§ GIVEN INSTRUCTION
Each line that holds the word "this" should be returned.

§ STORED RECORDS
** begin **
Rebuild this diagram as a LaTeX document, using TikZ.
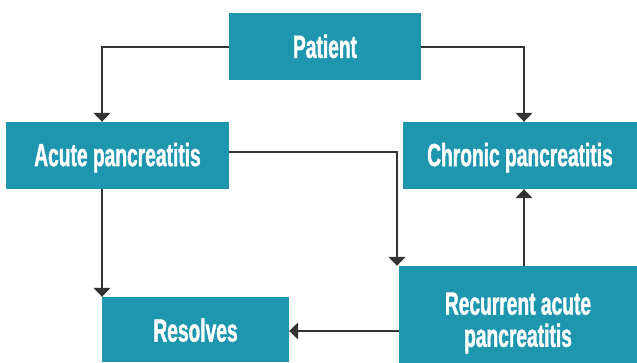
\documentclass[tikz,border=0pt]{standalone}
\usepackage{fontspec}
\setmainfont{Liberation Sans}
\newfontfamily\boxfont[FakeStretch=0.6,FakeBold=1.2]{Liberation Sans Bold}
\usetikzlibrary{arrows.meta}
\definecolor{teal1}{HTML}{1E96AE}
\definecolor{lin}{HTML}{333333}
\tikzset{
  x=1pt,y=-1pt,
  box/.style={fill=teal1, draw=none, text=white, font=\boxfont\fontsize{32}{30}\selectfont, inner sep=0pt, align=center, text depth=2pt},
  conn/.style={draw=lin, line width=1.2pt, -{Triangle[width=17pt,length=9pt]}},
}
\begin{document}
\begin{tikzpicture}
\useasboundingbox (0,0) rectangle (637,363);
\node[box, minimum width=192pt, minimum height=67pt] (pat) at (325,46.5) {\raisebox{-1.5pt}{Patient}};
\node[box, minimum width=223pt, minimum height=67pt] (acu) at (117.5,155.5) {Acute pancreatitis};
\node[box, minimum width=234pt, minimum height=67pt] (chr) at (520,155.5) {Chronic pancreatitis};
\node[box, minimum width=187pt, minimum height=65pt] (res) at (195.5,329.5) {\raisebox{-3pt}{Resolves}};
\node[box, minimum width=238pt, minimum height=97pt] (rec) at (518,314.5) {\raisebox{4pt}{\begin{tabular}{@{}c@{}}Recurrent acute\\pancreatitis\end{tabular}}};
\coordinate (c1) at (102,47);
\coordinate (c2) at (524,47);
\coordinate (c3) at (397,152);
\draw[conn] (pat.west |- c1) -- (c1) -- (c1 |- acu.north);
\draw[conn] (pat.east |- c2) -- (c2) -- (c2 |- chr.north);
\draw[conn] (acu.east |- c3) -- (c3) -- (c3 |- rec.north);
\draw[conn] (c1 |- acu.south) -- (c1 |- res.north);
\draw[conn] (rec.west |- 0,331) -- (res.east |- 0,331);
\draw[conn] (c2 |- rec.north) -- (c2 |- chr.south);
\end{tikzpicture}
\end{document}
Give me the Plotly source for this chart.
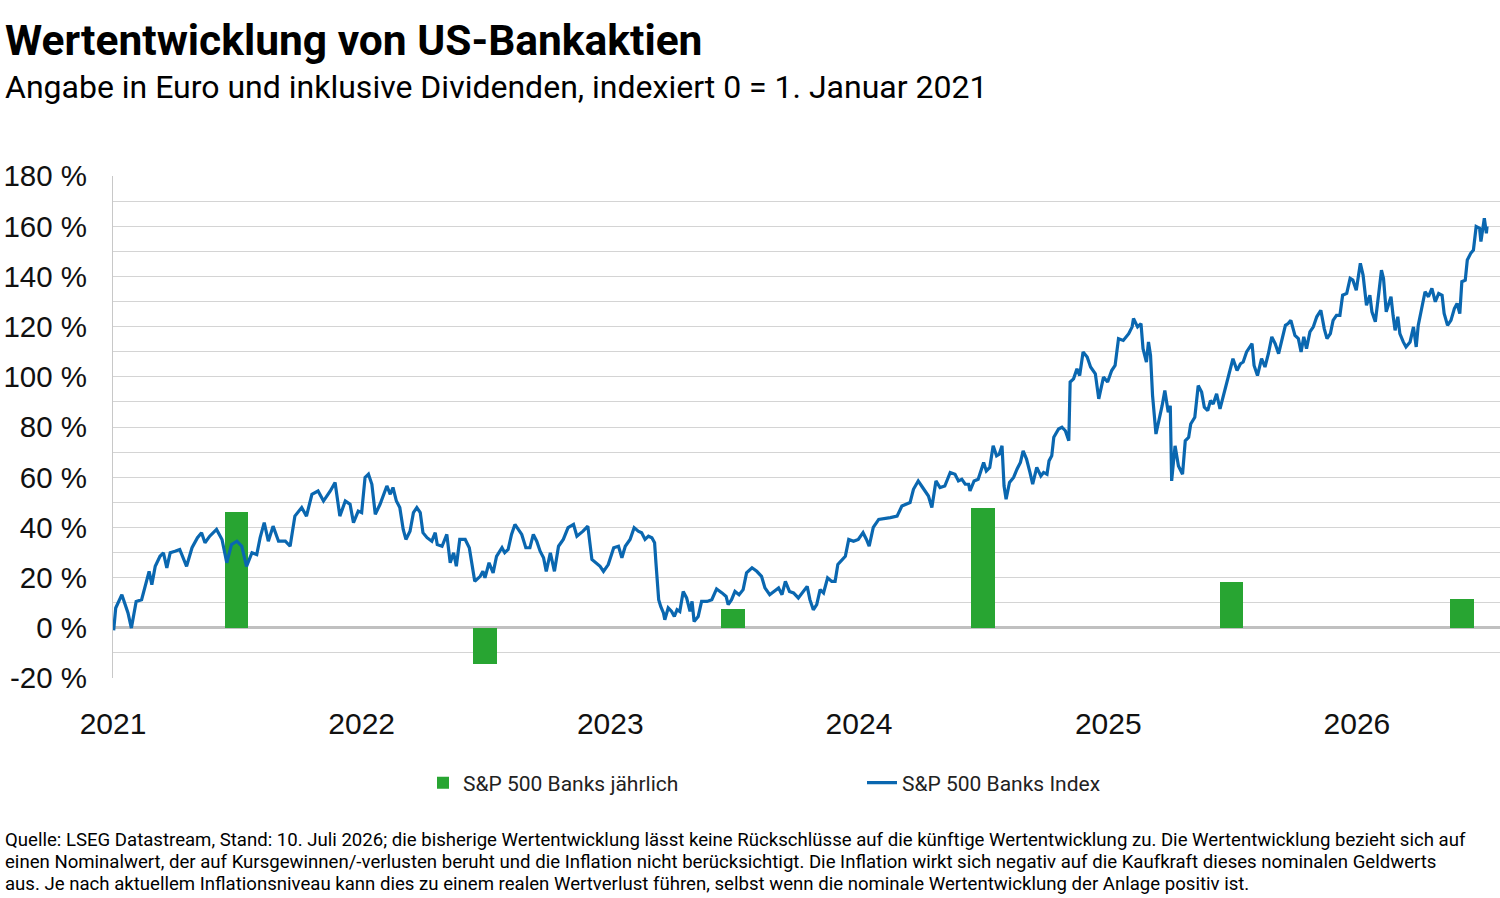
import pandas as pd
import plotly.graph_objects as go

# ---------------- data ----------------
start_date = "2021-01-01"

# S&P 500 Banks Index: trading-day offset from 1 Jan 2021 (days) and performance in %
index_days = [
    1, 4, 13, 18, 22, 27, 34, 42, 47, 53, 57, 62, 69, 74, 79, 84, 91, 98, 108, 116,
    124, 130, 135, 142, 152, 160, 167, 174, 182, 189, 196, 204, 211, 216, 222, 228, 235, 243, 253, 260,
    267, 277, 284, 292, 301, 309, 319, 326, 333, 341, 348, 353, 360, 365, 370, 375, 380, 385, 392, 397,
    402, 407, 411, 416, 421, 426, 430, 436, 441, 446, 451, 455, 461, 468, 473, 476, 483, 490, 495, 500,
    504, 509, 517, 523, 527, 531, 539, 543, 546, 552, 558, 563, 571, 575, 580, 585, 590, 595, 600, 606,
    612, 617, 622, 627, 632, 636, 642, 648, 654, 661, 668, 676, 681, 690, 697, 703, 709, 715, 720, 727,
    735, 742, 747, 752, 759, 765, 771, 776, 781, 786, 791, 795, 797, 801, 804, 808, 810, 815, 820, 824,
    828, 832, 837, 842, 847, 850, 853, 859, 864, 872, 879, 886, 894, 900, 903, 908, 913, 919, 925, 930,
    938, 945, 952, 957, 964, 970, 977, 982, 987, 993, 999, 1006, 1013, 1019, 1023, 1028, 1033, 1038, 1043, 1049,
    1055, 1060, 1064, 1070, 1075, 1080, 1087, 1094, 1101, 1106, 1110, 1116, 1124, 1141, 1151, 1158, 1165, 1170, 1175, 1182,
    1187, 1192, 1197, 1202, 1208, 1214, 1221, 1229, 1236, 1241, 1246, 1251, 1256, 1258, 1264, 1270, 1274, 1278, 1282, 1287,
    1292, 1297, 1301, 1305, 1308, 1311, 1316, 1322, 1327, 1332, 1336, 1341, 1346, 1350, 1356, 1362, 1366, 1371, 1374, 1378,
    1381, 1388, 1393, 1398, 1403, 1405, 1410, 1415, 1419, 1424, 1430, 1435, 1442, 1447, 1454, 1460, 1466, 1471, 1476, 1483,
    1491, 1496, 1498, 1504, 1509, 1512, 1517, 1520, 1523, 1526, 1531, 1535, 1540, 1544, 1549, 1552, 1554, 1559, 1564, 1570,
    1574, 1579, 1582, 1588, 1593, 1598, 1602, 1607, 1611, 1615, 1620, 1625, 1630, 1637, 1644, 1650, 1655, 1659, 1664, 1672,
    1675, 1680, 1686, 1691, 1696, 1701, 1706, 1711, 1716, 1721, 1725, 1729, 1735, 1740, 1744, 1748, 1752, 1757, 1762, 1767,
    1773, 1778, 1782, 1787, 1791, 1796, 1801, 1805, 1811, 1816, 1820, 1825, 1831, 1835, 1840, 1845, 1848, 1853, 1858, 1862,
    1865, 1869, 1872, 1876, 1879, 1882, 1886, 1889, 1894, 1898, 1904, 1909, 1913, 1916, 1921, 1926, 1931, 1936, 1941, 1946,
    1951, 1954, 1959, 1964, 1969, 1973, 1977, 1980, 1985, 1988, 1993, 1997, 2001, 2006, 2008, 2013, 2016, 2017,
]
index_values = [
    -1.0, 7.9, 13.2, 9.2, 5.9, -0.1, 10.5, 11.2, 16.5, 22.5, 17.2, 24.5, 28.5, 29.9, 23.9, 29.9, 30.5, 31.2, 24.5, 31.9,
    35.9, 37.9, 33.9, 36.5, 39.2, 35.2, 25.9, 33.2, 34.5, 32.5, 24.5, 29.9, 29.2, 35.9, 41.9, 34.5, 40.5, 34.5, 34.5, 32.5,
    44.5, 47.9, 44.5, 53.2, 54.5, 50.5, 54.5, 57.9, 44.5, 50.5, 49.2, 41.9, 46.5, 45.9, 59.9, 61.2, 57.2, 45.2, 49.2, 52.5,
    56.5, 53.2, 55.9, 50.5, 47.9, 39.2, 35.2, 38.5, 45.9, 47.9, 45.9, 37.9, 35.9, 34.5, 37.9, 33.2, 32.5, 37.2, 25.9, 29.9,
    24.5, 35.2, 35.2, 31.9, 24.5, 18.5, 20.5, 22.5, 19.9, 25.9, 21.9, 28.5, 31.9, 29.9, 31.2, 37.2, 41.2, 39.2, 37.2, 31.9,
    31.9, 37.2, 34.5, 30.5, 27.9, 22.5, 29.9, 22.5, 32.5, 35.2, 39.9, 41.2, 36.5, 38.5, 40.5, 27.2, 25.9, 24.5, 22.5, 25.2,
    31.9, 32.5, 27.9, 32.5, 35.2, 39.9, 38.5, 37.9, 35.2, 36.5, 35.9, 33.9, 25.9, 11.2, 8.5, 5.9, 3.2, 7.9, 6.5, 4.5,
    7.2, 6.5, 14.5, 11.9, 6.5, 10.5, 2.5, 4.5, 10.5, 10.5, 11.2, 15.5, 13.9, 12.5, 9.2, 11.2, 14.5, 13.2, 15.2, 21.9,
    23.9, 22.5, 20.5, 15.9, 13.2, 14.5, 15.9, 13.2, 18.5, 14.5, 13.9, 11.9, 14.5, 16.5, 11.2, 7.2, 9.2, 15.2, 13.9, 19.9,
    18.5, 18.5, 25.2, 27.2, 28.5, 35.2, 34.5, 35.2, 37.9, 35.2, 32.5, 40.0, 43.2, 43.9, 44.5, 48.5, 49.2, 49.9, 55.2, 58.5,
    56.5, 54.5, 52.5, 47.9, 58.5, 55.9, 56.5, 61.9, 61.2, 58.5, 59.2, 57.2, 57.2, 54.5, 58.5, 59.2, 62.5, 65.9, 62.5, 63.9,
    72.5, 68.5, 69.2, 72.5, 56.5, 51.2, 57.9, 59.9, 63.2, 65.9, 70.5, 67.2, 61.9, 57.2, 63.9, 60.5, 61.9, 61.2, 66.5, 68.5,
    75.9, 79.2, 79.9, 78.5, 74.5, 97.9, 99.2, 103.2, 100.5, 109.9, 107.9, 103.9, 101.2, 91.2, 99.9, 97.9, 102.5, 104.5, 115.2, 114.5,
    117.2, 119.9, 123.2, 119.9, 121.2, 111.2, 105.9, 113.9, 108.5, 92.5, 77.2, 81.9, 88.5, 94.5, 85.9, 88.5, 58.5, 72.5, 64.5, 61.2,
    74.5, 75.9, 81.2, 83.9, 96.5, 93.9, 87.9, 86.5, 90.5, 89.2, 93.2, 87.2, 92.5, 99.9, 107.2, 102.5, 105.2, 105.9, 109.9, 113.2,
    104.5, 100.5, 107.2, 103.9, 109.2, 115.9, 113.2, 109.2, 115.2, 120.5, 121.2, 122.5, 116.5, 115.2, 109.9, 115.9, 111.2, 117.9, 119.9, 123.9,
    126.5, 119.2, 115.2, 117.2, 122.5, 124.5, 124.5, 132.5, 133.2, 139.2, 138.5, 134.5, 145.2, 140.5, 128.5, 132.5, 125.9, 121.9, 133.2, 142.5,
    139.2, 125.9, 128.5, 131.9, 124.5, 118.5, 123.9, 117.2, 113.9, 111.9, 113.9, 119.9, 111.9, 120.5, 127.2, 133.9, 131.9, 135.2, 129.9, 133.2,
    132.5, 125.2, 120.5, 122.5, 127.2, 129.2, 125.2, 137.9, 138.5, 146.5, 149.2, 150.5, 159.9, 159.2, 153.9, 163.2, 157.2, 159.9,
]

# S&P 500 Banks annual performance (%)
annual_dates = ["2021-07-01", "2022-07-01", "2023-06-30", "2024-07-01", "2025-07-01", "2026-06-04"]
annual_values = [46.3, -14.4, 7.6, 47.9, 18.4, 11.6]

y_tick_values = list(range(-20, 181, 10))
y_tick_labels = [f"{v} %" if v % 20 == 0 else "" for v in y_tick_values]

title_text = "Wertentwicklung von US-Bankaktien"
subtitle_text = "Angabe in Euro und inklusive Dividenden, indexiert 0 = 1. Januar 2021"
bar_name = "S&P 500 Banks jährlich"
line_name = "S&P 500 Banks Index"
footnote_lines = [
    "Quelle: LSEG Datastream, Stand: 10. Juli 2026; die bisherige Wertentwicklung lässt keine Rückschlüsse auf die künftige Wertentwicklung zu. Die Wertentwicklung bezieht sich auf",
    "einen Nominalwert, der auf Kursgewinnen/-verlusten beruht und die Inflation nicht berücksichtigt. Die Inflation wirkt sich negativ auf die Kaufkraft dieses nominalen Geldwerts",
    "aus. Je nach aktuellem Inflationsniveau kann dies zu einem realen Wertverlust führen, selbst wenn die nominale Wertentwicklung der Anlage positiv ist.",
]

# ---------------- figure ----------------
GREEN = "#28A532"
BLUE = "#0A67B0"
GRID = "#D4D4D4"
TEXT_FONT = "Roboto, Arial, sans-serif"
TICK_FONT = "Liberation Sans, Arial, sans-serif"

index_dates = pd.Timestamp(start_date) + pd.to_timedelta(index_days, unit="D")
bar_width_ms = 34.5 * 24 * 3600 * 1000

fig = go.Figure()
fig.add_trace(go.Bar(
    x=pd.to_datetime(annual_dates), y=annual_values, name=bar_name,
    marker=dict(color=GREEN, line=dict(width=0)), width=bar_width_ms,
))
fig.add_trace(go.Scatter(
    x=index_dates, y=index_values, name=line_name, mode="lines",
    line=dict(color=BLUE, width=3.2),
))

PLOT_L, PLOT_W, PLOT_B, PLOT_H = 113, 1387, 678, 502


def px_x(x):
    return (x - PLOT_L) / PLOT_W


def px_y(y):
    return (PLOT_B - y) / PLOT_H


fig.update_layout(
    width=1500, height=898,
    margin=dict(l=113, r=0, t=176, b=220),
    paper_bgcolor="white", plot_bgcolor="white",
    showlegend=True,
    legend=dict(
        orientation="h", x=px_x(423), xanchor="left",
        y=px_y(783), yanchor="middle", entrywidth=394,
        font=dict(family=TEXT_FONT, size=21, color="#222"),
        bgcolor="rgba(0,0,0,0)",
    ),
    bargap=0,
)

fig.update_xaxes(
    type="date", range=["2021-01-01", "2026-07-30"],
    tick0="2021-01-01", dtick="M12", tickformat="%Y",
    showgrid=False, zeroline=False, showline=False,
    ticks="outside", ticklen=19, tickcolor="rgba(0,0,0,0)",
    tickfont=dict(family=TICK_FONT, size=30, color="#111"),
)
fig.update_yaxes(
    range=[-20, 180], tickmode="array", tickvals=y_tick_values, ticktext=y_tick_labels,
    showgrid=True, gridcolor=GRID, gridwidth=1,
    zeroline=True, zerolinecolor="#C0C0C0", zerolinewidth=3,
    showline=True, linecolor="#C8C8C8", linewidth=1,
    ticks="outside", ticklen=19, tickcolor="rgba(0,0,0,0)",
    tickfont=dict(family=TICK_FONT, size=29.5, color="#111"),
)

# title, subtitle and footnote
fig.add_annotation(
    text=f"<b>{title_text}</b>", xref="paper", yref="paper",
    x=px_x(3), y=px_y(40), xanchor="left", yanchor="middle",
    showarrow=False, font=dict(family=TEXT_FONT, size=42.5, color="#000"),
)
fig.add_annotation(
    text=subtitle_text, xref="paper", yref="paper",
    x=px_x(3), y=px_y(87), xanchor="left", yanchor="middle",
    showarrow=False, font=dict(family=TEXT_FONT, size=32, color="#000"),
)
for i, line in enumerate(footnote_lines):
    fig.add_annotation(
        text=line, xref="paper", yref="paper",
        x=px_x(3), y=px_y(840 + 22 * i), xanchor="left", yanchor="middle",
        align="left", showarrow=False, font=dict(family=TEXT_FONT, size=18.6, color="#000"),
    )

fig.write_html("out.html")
** end **
§ COMPLETE ANSWER
Rebuild this diagram as a LaTeX document, using TikZ.
Give me the Plotly source for this chart.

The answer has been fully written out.